Data block:
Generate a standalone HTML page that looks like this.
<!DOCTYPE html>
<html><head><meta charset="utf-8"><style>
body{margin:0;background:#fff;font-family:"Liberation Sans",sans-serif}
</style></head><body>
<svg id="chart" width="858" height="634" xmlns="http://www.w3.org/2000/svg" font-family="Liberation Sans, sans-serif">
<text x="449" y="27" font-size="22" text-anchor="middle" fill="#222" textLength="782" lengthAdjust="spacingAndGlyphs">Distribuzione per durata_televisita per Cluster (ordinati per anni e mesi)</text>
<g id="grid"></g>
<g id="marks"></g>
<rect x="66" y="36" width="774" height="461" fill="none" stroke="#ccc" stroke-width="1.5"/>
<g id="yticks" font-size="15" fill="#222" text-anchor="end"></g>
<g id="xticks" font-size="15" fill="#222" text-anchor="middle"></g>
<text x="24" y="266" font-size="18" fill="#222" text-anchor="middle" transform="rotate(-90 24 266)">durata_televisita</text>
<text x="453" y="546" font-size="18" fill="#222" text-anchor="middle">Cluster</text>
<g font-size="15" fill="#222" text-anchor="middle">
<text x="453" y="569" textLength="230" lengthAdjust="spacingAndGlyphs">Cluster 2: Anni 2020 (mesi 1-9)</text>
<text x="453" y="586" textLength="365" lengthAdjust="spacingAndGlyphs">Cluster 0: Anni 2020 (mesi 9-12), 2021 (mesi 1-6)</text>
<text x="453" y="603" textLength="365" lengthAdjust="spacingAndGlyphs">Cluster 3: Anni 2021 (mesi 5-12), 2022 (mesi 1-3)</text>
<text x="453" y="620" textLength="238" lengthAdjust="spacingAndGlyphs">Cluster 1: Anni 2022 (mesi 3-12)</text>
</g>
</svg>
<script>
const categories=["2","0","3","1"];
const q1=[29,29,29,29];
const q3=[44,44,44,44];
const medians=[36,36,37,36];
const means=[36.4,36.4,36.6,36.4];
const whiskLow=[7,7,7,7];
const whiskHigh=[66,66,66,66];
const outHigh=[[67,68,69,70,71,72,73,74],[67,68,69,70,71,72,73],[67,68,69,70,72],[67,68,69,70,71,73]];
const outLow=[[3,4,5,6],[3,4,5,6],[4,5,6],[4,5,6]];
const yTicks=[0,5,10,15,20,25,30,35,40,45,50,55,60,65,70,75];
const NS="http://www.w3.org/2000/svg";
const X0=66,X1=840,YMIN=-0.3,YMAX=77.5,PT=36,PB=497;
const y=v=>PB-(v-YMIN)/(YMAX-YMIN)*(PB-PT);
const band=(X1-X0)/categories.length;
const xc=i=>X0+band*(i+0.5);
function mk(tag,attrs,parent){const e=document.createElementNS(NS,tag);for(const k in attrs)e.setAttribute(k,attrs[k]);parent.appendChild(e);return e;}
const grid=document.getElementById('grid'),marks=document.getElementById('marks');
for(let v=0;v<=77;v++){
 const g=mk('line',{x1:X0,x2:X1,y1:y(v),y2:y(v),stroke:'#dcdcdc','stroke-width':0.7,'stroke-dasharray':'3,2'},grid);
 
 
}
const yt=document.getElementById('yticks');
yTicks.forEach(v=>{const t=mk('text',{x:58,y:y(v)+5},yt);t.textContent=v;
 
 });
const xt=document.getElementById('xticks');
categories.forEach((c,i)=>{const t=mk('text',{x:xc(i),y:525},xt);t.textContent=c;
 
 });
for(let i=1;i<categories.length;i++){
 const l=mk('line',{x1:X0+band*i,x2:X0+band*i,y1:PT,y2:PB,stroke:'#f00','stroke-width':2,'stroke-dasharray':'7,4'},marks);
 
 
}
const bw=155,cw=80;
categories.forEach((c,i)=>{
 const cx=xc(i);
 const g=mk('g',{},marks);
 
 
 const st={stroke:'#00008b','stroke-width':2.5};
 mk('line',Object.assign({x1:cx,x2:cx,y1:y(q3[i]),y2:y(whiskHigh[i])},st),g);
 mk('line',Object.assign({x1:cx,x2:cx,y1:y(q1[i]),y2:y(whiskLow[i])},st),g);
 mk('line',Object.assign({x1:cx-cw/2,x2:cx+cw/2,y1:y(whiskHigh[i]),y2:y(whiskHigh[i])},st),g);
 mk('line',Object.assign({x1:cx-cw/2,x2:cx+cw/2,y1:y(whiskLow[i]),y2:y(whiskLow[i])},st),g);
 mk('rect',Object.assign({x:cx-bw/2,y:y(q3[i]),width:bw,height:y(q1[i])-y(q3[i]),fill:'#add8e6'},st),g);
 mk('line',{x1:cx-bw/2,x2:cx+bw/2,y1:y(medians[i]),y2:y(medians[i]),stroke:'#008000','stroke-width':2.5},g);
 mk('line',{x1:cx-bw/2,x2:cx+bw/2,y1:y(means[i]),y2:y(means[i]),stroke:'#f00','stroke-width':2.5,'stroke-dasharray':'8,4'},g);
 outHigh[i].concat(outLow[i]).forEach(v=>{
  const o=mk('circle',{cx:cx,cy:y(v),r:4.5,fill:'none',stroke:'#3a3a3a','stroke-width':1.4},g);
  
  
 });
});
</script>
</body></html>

Work required: Copy out the full listing exactly.

Task answer:
Generate a standalone HTML page that looks like this.
<!DOCTYPE html>
<html><head><meta charset="utf-8"><style>
body{margin:0;background:#fff;font-family:"Liberation Sans",sans-serif}
</style></head><body>
<svg id="chart" width="858" height="634" xmlns="http://www.w3.org/2000/svg" font-family="Liberation Sans, sans-serif">
<text x="449" y="27" font-size="22" text-anchor="middle" fill="#222" textLength="782" lengthAdjust="spacingAndGlyphs">Distribuzione per durata_televisita per Cluster (ordinati per anni e mesi)</text>
<g id="grid"></g>
<g id="marks"></g>
<rect x="66" y="36" width="774" height="461" fill="none" stroke="#ccc" stroke-width="1.5"/>
<g id="yticks" font-size="15" fill="#222" text-anchor="end"></g>
<g id="xticks" font-size="15" fill="#222" text-anchor="middle"></g>
<text x="24" y="266" font-size="18" fill="#222" text-anchor="middle" transform="rotate(-90 24 266)">durata_televisita</text>
<text x="453" y="546" font-size="18" fill="#222" text-anchor="middle">Cluster</text>
<g font-size="15" fill="#222" text-anchor="middle">
<text x="453" y="569" textLength="230" lengthAdjust="spacingAndGlyphs">Cluster 2: Anni 2020 (mesi 1-9)</text>
<text x="453" y="586" textLength="365" lengthAdjust="spacingAndGlyphs">Cluster 0: Anni 2020 (mesi 9-12), 2021 (mesi 1-6)</text>
<text x="453" y="603" textLength="365" lengthAdjust="spacingAndGlyphs">Cluster 3: Anni 2021 (mesi 5-12), 2022 (mesi 1-3)</text>
<text x="453" y="620" textLength="238" lengthAdjust="spacingAndGlyphs">Cluster 1: Anni 2022 (mesi 3-12)</text>
</g>
</svg>
<script>
const categories=["2","0","3","1"];
const q1=[29,29,29,29];
const q3=[44,44,44,44];
const medians=[36,36,37,36];
const means=[36.4,36.4,36.6,36.4];
const whiskLow=[7,7,7,7];
const whiskHigh=[66,66,66,66];
const outHigh=[[67,68,69,70,71,72,73,74],[67,68,69,70,71,72,73],[67,68,69,70,72],[67,68,69,70,71,73]];
const outLow=[[3,4,5,6],[3,4,5,6],[4,5,6],[4,5,6]];
const yTicks=[0,5,10,15,20,25,30,35,40,45,50,55,60,65,70,75];
const NS="http://www.w3.org/2000/svg";
const X0=66,X1=840,YMIN=-0.3,YMAX=77.5,PT=36,PB=497;
const y=v=>PB-(v-YMIN)/(YMAX-YMIN)*(PB-PT);
const band=(X1-X0)/categories.length;
const xc=i=>X0+band*(i+0.5);
function mk(tag,attrs,parent){const e=document.createElementNS(NS,tag);for(const k in attrs)e.setAttribute(k,attrs[k]);parent.appendChild(e);return e;}
const grid=document.getElementById('grid'),marks=document.getElementById('marks');
for(let v=0;v<=77;v++){
 const g=mk('line',{x1:X0,x2:X1,y1:y(v),y2:y(v),stroke:'#dcdcdc','stroke-width':0.7,'stroke-dasharray':'3,2'},grid);
 
 
}
const yt=document.getElementById('yticks');
yTicks.forEach(v=>{const t=mk('text',{x:58,y:y(v)+5},yt);t.textContent=v;
 
 });
const xt=document.getElementById('xticks');
categories.forEach((c,i)=>{const t=mk('text',{x:xc(i),y:525},xt);t.textContent=c;
 
 });
for(let i=1;i<categories.length;i++){
 const l=mk('line',{x1:X0+band*i,x2:X0+band*i,y1:PT,y2:PB,stroke:'#f00','stroke-width':2,'stroke-dasharray':'7,4'},marks);
 
 
}
const bw=155,cw=80;
categories.forEach((c,i)=>{
 const cx=xc(i);
 const g=mk('g',{},marks);
 
 
 const st={stroke:'#00008b','stroke-width':2.5};
 mk('line',Object.assign({x1:cx,x2:cx,y1:y(q3[i]),y2:y(whiskHigh[i])},st),g);
 mk('line',Object.assign({x1:cx,x2:cx,y1:y(q1[i]),y2:y(whiskLow[i])},st),g);
 mk('line',Object.assign({x1:cx-cw/2,x2:cx+cw/2,y1:y(whiskHigh[i]),y2:y(whiskHigh[i])},st),g);
 mk('line',Object.assign({x1:cx-cw/2,x2:cx+cw/2,y1:y(whiskLow[i]),y2:y(whiskLow[i])},st),g);
 mk('rect',Object.assign({x:cx-bw/2,y:y(q3[i]),width:bw,height:y(q1[i])-y(q3[i]),fill:'#add8e6'},st),g);
 mk('line',{x1:cx-bw/2,x2:cx+bw/2,y1:y(medians[i]),y2:y(medians[i]),stroke:'#008000','stroke-width':2.5},g);
 mk('line',{x1:cx-bw/2,x2:cx+bw/2,y1:y(means[i]),y2:y(means[i]),stroke:'#f00','stroke-width':2.5,'stroke-dasharray':'8,4'},g);
 outHigh[i].concat(outLow[i]).forEach(v=>{
  const o=mk('circle',{cx:cx,cy:y(v),r:4.5,fill:'none',stroke:'#3a3a3a','stroke-width':1.4},g);
  
  
 });
});
</script>
</body></html>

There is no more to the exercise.